India’s apex court rejects plea to monitor Christian missionaries

The Supreme Court also warned the Hindu Dharma Parishad against filing such petitions in future.

The Supreme Court of India. (Photo: IANS/UCA News)

By Bijay Kumar Minj / UCA News

A Jesuit rights champion in India has hailed the Supreme Court for dismissing a petition filed by a Hindu group seeking to monitor the activities of Christian missionaries.

While declining to entertain the plea by Hindu Dharma Parishad on March 25, the apex court warned the organization it would face a fine if it came up with such a petition again, as reported by legal news portal Live Law.

The petition was earlier dismissed by Madras High Court in 2021, following which the Hindu group moved the Supreme Court, said media reports.

“It is a step in the right direction. The legitimate constitutional rights and freedoms of all citizens — particularly minorities — must be upheld and protected by the government and the judiciary,” Father Cedric Prakash, a Jesuit priest from Gujarat, told UCA News.

Father Prakash said the petition was frivolous on two major counts.
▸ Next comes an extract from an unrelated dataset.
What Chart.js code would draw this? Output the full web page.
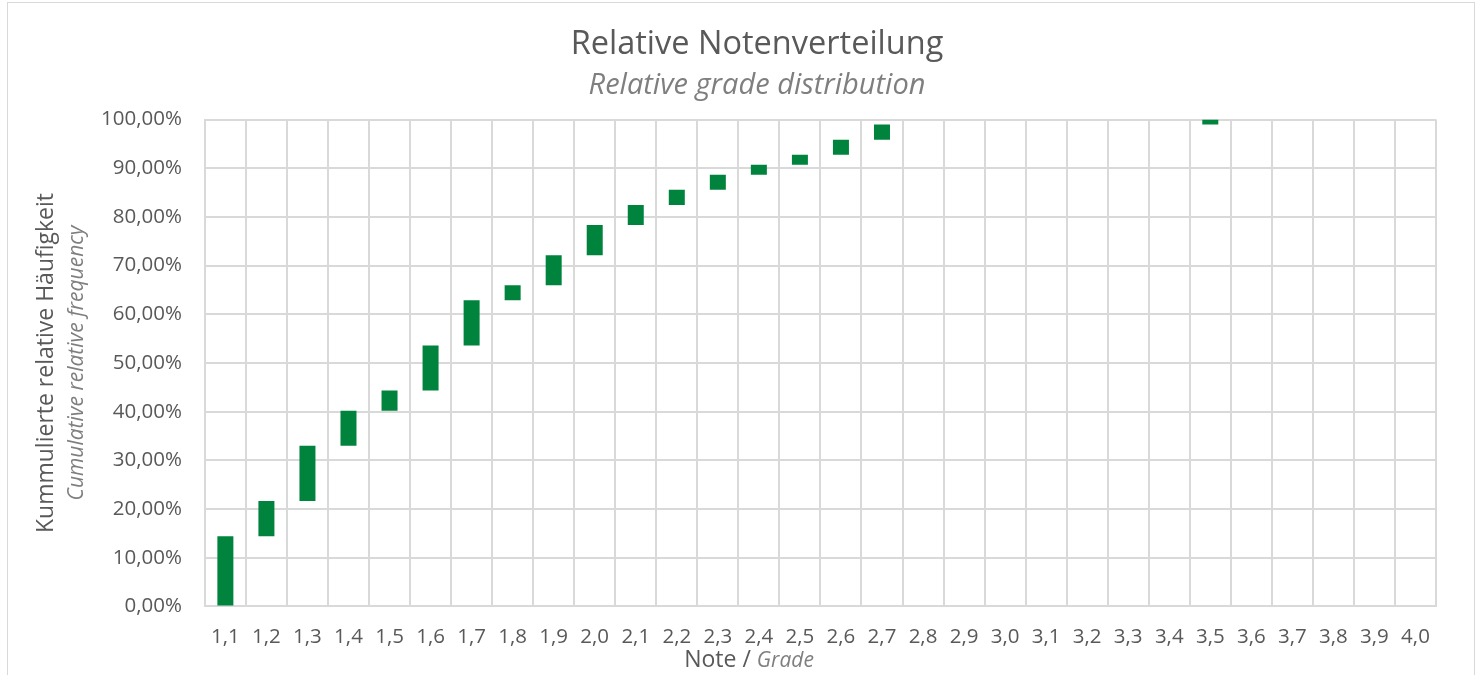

“Firstly, it is a direct violation of Article 25 of the Constitution, which guarantees every single citizen of India the fundamental right of freedom of conscience, the freedom to profess, practice and propagate one’s religion,” he said.

“Secondly, there are enough provisions in official legislation and in the Code Of Criminal Procedure, to ensure checks and balances and to address any misuse or abuse by any individual or group — irrelevant of one’s faith.”

He said that minorities, particularly Christians and Muslims, are demonized and denigrated as never before and this must stop immediately.

Father Prakash said that groups “like the Hindu Dharma Parishad indulge in divisiveness and vilification campaigns against minorities with the sole intention of destroying the country’s secular fabric and must be reined in without further delay.”

Madras High Court in its order had held that laws prohibiting forceful religious conversion were already in place. The Hindu group challenged it in the Supreme Court alleging that “anti-social and anti-national elements were forcibly converting people from Hinduism to other religions, notably Christianity.”

Its petition further appealed the apex court “to strengthen India’s unity and sovereignty and stability” for which it sought that the incomes and activities of the Christian missionaries be “checked” and “monitored.”

The group alleged that due to non-surveillance of the income earned by Christian religious properties, hundreds of new minority trusts disguised as non-governmental organizations (NGOs) were being created.

“And these NGOs are getting large sums of money through foreign aid, which is being utilized for financing anti-social activities and provoking innocent people to indulge [in] disturbing the peace in the country,” it was alleged in the dismissed petition.